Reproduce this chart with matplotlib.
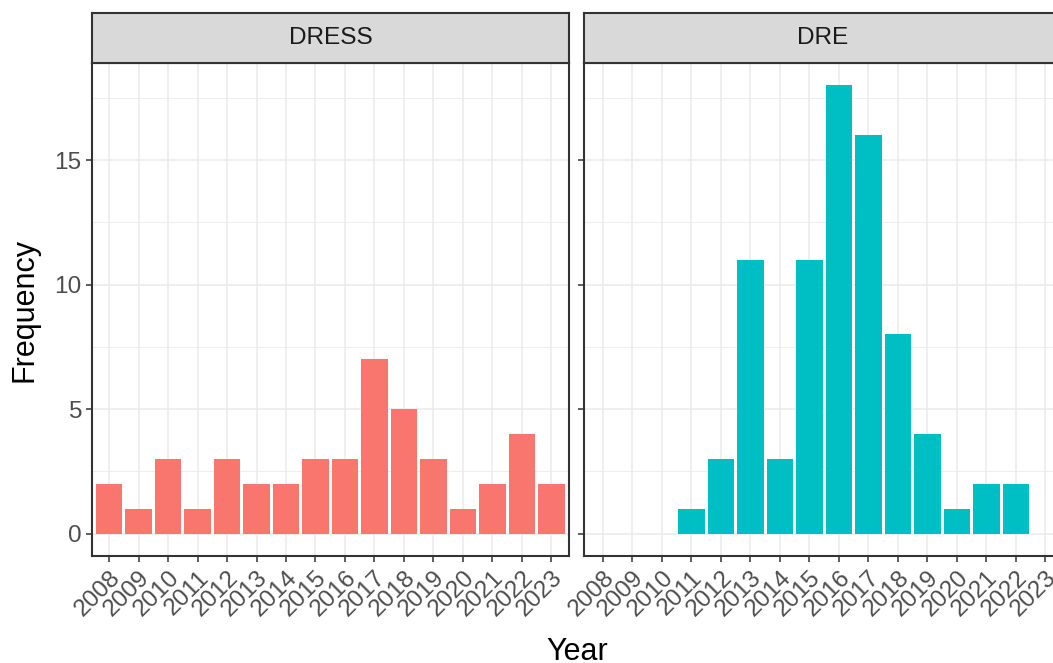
import numpy as np
import matplotlib.pyplot as plt

plt.rcParams['font.family'] = ['Liberation Sans', 'DejaVu Sans']

years = list(range(2008, 2024))
dress_years = [2008, 2009, 2010, 2011, 2012, 2013, 2014, 2015, 2016, 2017, 2018, 2019, 2020, 2021, 2022, 2023]
dress_freq = [2, 1, 3, 1, 3, 2, 2, 3, 3, 7, 5, 3, 1, 2, 4, 2]
dre_years = [2011, 2012, 2013, 2014, 2015, 2016, 2017, 2018, 2019, 2020, 2021, 2022]
dre_freq = [1, 3, 11, 3, 11, 18, 16, 8, 4, 1, 2, 2]

W, H = 1053, 663
fig = plt.figure(figsize=(W / 100, H / 100), dpi=100)

def px_axes(x0, y0, x1, y1):
 return fig.add_axes([x0 / W, 1 - y1 / H, (x1 - x0) / W, (y1 - y0) / H])

dark = '#333333'
grid = '#EBEBEB'
tick_col = '#4D4D4D'
fs = 17.6

panels = [
 ('DRESS', dress_years, dress_freq, '#F8766D', 92, (2007.42, 2023.6)),
 ('DRE', dre_years, dre_freq, '#00BFC4', 584, (2007.36, 2023.53)),
]

for i, (name, xs, ys, col, x0, xlim) in enumerate(panels):
 ax = px_axes(x0, 63, x0 + 477, 556)
 ax.set_xlim(*xlim)
 ax.set_ylim(-0.9, 18.9)
 ax.set_axisbelow(True)
 for y in [2.5, 7.5, 12.5, 17.5]:
  ax.axhline(y, color=grid, lw=0.6, zorder=0)
 for y in [0, 5, 10, 15]:
  ax.axhline(y, color=grid, lw=1.1, zorder=0)
 for x in years:
  ax.axvline(x, color=grid, lw=1.1, zorder=0)
 ax.bar(xs, ys, width=0.9, color=col, zorder=2)
 for s in ax.spines.values():
  s.set_color(dark)
  s.set_linewidth(1.5)
 ax.set_xticks(years)
 ax.set_xticklabels([str(y) for y in years], rotation=45, rotation_mode='anchor',
  ha='right', va='top', fontsize=fs, color=tick_col)
 ax.tick_params(axis='both', color=dark, width=1.1, length=4.5, pad=3)
 ax.set_yticks([0, 5, 10, 15])
 if i == 0:
  ax.set_yticklabels(['0', '5', '10', '15'], fontsize=fs, color=tick_col)
 else:
  ax.set_yticklabels([])

 st = px_axes(x0, 13, x0 + 477, 63)
 st.set_facecolor('#D9D9D9')
 st.set_xticks([])
 st.set_yticks([])
 for s in st.spines.values():
  s.set_color(dark)
  s.set_linewidth(1.5)
 st.text(0.5, 0.5, name, ha='center', va='center', fontsize=fs, color='#1A1A1A',
  transform=st.transAxes)

fig.text(577 / W, 1 - 652 / H, 'Year', ha='center', va='center', fontsize=22)
fig.text(25 / W, 1 - 310 / H, 'Frequency', ha='center', va='center', fontsize=22, rotation=90)

fig.savefig('out.png', dpi=100)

§ **Stated goal**: Determine how many lines above contain "matplotlib" as a word or string. Give the number alone.

§ **The reply**: 2